Annotated Bibliography
Mission 2010
Nick Joliat

Brown, A. V., et al. "Lower Mississippi and its Tributaries: Lower Mississippi River." Benke, A. C., Cushing, C. E., ed. (2005) Rivers of North America, 237-246. Boston: Elsevier Academic Press.

This chapter includes a description of the physiography of the Lower Mississippi River, and the land surrounding it. The entire area around the Mississippi is described as a low-lying plain that formed from alluvial deposits as much as 60 million years ago. It also explores the flow of water through the river and its tributaries, and the chemical properties of the water. It concludes with a report of the impact of human activity on the river.

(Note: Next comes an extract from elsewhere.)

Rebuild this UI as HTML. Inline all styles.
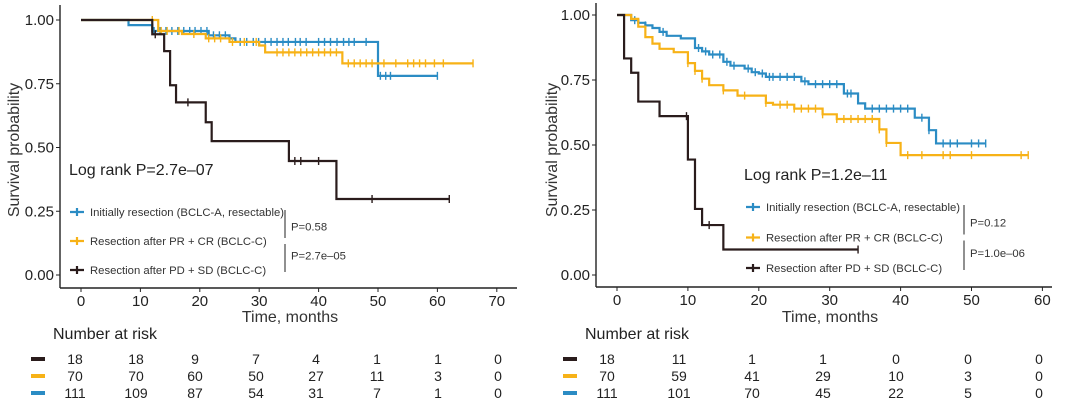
<!DOCTYPE html>
<html><head><meta charset="utf-8"><style>
body{margin:0;background:#fff;width:1080px;height:405px;overflow:hidden}
svg{font-family:"Liberation Sans",Arial,sans-serif}
</style></head><body>
<svg id="s" width="1080" height="405" xmlns="http://www.w3.org/2000/svg"></svg>
<script>
// Panel A data
const aBlueT=[0,8,12,21.5,25,26,50], aBlueS=[1,0.98,0.957,0.94,0.928,0.914,0.781], aBlueEnd=60;
const aBlueC=[12.3,13.3,14.3,15.3,16.3,17.3,18.3,19.2,20.2,21.2,22.3,23.3,24.3,26.8,27.9,29,29.9,31,32,33,34,34.9,36.1,36.9,37.9,40,41,42,43.1,44.2,45.1,46,48,50.4,51.3,52.1,60];
const aOrT=[0,13,17,21,25,30,31,44], aOrS=[1,0.957,0.945,0.928,0.914,0.9,0.873,0.83], aOrEnd=66;
const aOrC=[12,13.5,14.5,16.5,19,21.5,22.5,23.5,25.5,27.5,29.5,33,34,35,36,37,38,39,40,41,42,43,45,46,47,48,49,51,53,55,56,57,58,59.5,61,66];
const aBkT=[0,12,14,15,16,21,22,35,43], aBkS=[1,0.944,0.878,0.744,0.677,0.599,0.525,0.447,0.298], aBkEnd=62;
const aBkC=[12.5,18,36,37,40,49,62];
const aRiskBk=[18,18,9,7,4,1,1,0], aRiskOr=[70,70,60,50,27,11,3,0], aRiskBl=[111,109,87,54,31,7,1,0];
// Panel B data
const bBlueT=[0,2,3,4,5,6,7,9,11,12,13,15,16,18,19,20,21,26,27,32,34,35,42,44,45], bBlueS=[1,0.98,0.97,0.96,0.95,0.935,0.92,0.91,0.873,0.86,0.848,0.82,0.805,0.794,0.78,0.775,0.762,0.745,0.734,0.698,0.66,0.64,0.605,0.557,0.506], bBlueEnd=52;
const bBlueC=[2.5,4,6.5,11.5,12.5,13.5,14.5,15.5,16.5,18.5,19.5,20.5,21.5,22,23,24,25,26.5,28,29,30,31,32.5,33,36,37,38,39,40,41,43,44,46,47,48,50,51,52];
const bOrT=[0,2,3,4,5,6,8,10,11,12,13,15,17,21,22,25,29,31,37,38,40], bOrS=[1,0.985,0.955,0.915,0.89,0.87,0.857,0.815,0.785,0.755,0.73,0.71,0.69,0.662,0.655,0.64,0.618,0.6,0.56,0.508,0.461], bOrEnd=58;
const bOrC=[10,11,12,15,18,21,23,24,25,26,27,28,29,31,32,33,34,35,36,37,38,41,43,46,47,50,57,58];
const bBkT=[0,1,2,3,6,10,11,12,15], bBkS=[1,0.833,0.778,0.667,0.611,0.444,0.254,0.192,0.098], bBkEnd=34;
const bBkC=[9.8,13,34];
const bRiskBk=[18,11,1,1,0,0,0], bRiskOr=[70,59,41,29,10,3,0], bRiskBl=[111,101,70,45,22,5,0];
const yTicks=[0,0.25,0.5,0.75,1], yLabels=["0.00","0.25","0.50","0.75","1.00"];

const C={bl:"#2b8cc4",or:"#f7b217",bk:"#2a1c1c"};
const S=document.getElementById('s');const NS="http://www.w3.org/2000/svg";
function el(t,a,txt){const e=document.createElementNS(NS,t);for(const k in a)e.setAttribute(k,a[k]);if(txt!==undefined)e.textContent=txt;S.appendChild(e);return e;}
function surv(T,Sv,t){let s=1;for(let i=0;i<T.length;i++)if(T[i]<=t)s=Sv[i];return s;}

function panel(P){
 const X=v=>P.x0+v*P.kx, Y=v=>P.y0-v*P.ky;
 let e=el('line',{x1:P.ax,y1:P.top,x2:P.ax,y2:P.axY,stroke:'#222','stroke-width':1.4});
 
 e=el('line',{x1:P.ax,y1:P.axY,x2:P.right,y2:P.axY,stroke:'#222','stroke-width':1.4});
 
 yTicks.forEach((v,i)=>{
  el('line',{x1:P.ax-4,y1:Y(v),x2:P.ax,y2:Y(v),stroke:'#222'});
  e=el('text',{x:P.ax-6,y:Y(v)+5,'text-anchor':'end','font-size':15,fill:'#222'},yLabels[i]);
  
 });
 P.xt.forEach(v=>{
  el('line',{x1:X(v),y1:P.axY,x2:X(v),y2:P.axY+4,stroke:'#222'});
  e=el('text',{x:X(v),y:P.axY+18,'text-anchor':'middle','font-size':15,fill:'#222'},String(v));
  
 });
 e=el('text',{x:P.ylx,y:150,'text-anchor':'middle','font-size':16,fill:'#333',transform:`rotate(-90 ${P.ylx} 150)`},'Survival probability');
 
 e=el('text',{x:P.xlx,y:322,'text-anchor':'middle','font-size':16,fill:'#333'},'Time, months');
 
 P.series.forEach(sr=>{
  let d=`M${X(sr.T[0])},${Y(sr.S[0])}`;
  for(let i=1;i<sr.T.length;i++){d+=`H${X(sr.T[i])}V${Y(sr.S[i])}`;}
  d+=`H${X(sr.end)}`;
  e=el('path',{d,fill:'none',stroke:C[sr.c],'stroke-width':2.2});
  
  sr.cens.forEach(t=>{const yy=Y(surv(sr.T,sr.S,t));
   e=el('path',{d:`M${X(t)},${yy-4}V${yy+4}`,stroke:C[sr.c],'stroke-width':1.4});
   });
 });
 e=el('text',{x:P.lr[0],y:P.lr[1],'font-size':16,fill:'#222'},P.lrText);
 
 const labs=[["bl","Initially resection (BCLC-A, resectable)"],["or","Resection after PR + CR (BCLC-C)"],["bk","Resection after PD + SD (BCLC-C)"]];
 labs.forEach((l,i)=>{const yy=P.leg[1]+i*P.leg[2];
  e=el('path',{d:`M${P.leg[0]},${yy}h14M${P.leg[0]+7},${yy-4}v8`,stroke:C[l[0]],'stroke-width':2.2});
  
  e=el('text',{x:P.leg[0]+20,y:yy+4,'font-size':11.3,fill:'#333'},l[1]);
  });
 const bx=P.br,y1=P.leg[1],g=P.leg[2];
 el('line',{x1:bx,y1:y1-2,x2:bx,y2:y1+g-3,stroke:'#555','stroke-width':1.3});
 el('line',{x1:bx,y1:y1+g+3,x2:bx,y2:y1+2*g+2,stroke:'#555','stroke-width':1.3});
 e=el('text',{x:bx+6,y:y1+g/2+4,'font-size':11.3,fill:'#333'},P.p1);
 
 e=el('text',{x:bx+6,y:y1+1.5*g+4,'font-size':11.3,fill:'#333'},P.p2);
 
 e=el('text',{x:P.nr,y:339,'font-size':16,fill:'#222'},'Number at risk');
 
 [[P.rk[0],'bk'],[P.rk[1],'or'],[P.rk[2],'bl']].forEach((r,i)=>{const yy=359+i*17;
  e=el('rect',{x:P.sw,y:yy-2,width:14,height:4,fill:C[r[1]]});
  
  r[0].forEach((v,j)=>{e=el('text',{x:P.rc[j],y:yy+5,'text-anchor':'middle','font-size':14,fill:'#222'},String(v));
   });
 });
}
panel({x0:81,kx:5.94,y0:275,ky:255,ax:60,top:5,axY:288,right:517,xt:[0,10,20,30,40,50,60,70],ylx:19,xlx:290,
 series:[{n:'bclc-a',c:'bl',T:aBlueT,S:aBlueS,end:aBlueEnd,cens:aBlueC},{n:'pr-cr',c:'or',T:aOrT,S:aOrS,end:aOrEnd,cens:aOrC},{n:'pd-sd',c:'bk',T:aBkT,S:aBkS,end:aBkEnd,cens:aBkC}],
 lr:[69,175],lrText:'Log rank P=2.7e\u201307',leg:[70,212,29],br:285,p1:'P=0.58',p2:'P=2.7e\u201305',
 nr:53,sw:31,rk:[aRiskBk,aRiskOr,aRiskBl],rc:[75,136,195,256,316,377,438,498]});
panel({x0:617,kx:7.09,y0:275,ky:260,ax:596,top:3,axY:287,right:1052,xt:[0,10,20,30,40,50,60],ylx:557,xlx:830,
 series:[{n:'bclc-a',c:'bl',T:bBlueT,S:bBlueS,end:bBlueEnd,cens:bBlueC},{n:'pr-cr',c:'or',T:bOrT,S:bOrS,end:bOrEnd,cens:bOrC},{n:'pd-sd',c:'bk',T:bBkT,S:bBkS,end:bBkEnd,cens:bBkC}],
 lr:[744,180],lrText:'Log rank P=1.2e\u201311',leg:[746,207,30.5],br:964,p1:'P=0.12',p2:'P=1.0e\u201306',
 nr:585,sw:563,rk:[bRiskBk,bRiskOr,bRiskBl],rc:[607,679,752,823,896,968,1039]});
</script>
</body></html>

Coleman, J. M., & Roberts, H. H. (1990). Shapes and sizes of reservoir sand bodies; a bird's eye view of modern mississippi delta; gulf coast association of geological societies and gulf coast section of SEPM meeting; abstracts. AAPG Bulletin, 74(9), 1492.

This is a study of the different shapes and sizes of delta formations and what causes them, in the Mississippi river delta. One focus is the relationship between the size of delta formations and their composition. Fine-grained sediment would generally form delta-front deposits of 100m thick, whereas coarser sediment can create deposits with variable thickness from 10-80m.

Costanza, R., et al. (2006) Creating a Sustainable and Desirable New Orleans. Ecological Engineering, 26(4), 317-320.

The report discusses what went wrong in New Orleans in 2005, and how the city can be rebuilt. It addresses the loss of wetlands as a major problem, because wetlands provide flood protection, and prevent the land from subsiding as rapidly. The scientists propose that the city be rebuilt largely above sea level, and that the Mississippi river be allowed to flow unrestricted into the wetlands, to prevent the latter’s disappearance.

Dean, C. (2006, September 19). Time to Move the Mississippi, Experts Say. The New York Times.

This article discusses the new attention that is being given to the prospect of diverting the Mississippi River. The idea has been discussed previously, but in a summit meeting in April, scientists unanimously recommended it. The benefits are that it would restore the shrinking coastal wetland by depositing sediment there, and allowing it to flow freely would make the New Orleans area safer in light of future flooding possibilities. The deposition of sediment in the wetlands would prevent further buildup in the river bed, which causes the water to rise to dangerous higher levels.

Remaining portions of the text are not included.